Nur weil jemand als kleiner Junge mit seinen Altersgenossen rauft, heißt das noch lange nicht, dass er später antisoziales Verhalten zeigen wird. Es ist eher andersherum: Kinder mit antisozialen Anlagen fühlen sich natürlich besonders zu derartigen Kämpfen hingezogen. Diese Anlagen kann man ihnen aber nicht dadurch abgewöhnen, dass man ihnen das Kämpfen verbietet. Allerdings haben auch nur 3 Prozent der Männer so eine antisoziale Persönlichkeitsstörung. (Frauen kommen übrigens auf 1 Prozent.) Da wundert es also nicht, dass die meisten Männer sich ungerecht angesprochen fühlen, wenn man wie im Werbespot eine direkte Kausalität zwischen Raufereien in der Kindheit und kriminellem Verhalten herstellt.
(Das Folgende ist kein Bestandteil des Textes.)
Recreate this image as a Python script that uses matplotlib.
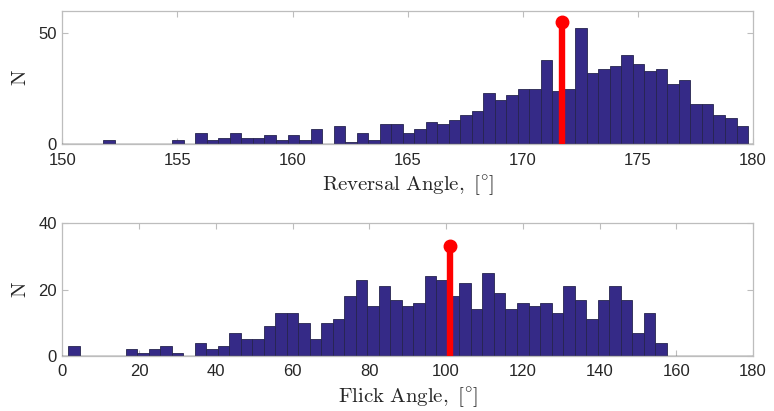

Zudem wirkt es hier auch etwas gezwungen, besonders die Männer in die Pflicht zu nehmen, als wäre aggressives Verhalten in Jungen in erster Linie ein Resultat ihres Umgangs: Die meiste Erziehungsarbeit wird von Frauen erledigt (wie ja auch oft beklagt wird), auch im Kindergarten und in der Grundschule sind die meisten Erzieher und Lehrer weiblich. Wieso der Spot sich bemüßigt fühlt, da ausgerechnet die Männer als Hauptverantwortliche herauszugreifen, gerade wenn die Macher so offensichtlich davon ausgehen, dass die Sozialisierung für derartiges Verhalten sorgen würde, bleibt schleierhaft.

Außerdem wäre es sicherlich angebracht, sich die Erziehung insgesamt anzuschauen. Dort kann man nämlich leicht feststellen, dass gerade in der westlichen Welt der Fokus eher darauf liegt, das Ausdrücken von Aggressionen bei Jungen zu begrenzen: „Hör auf, die Tina zu hauen“ oder „Lass den Oliver in Ruhe“ hört ein Junge wesentlich häufiger als „Dann klopp dich doch mit dem Thomas“. (Und das, obwohl Thomas zweifellos Schläge verdient hätte.) Irgendwann lernt so ein Kind im Normalfall dann auch, dass andere ebenfalls Schmerzen empfinden und man sich lieber nicht mit jemandem anlegen sollte, wenn man das Echo nicht verträgt, und dann laufen das Kräftemessen und die Hierarchieklärung auf anderen Ebenen ab, für die man dann auch über die entsprechende geistige Reife verfügt, etwa indem man versteht, dass man den anderen auch übertrumpfen kann, indem man etwas besser als er tut. (Übrigens gibt es einen weiteren Faktor, der körperliche Aggressionen zwischen Jungen reduziert: die Haltung anwesender Mädchen. Wenn zum Beispiel in Schulklassen die Mädchen eher ablehnend auf Prügeleien zwischen Jungen reagieren, gibt es deutlich weniger Dresche.)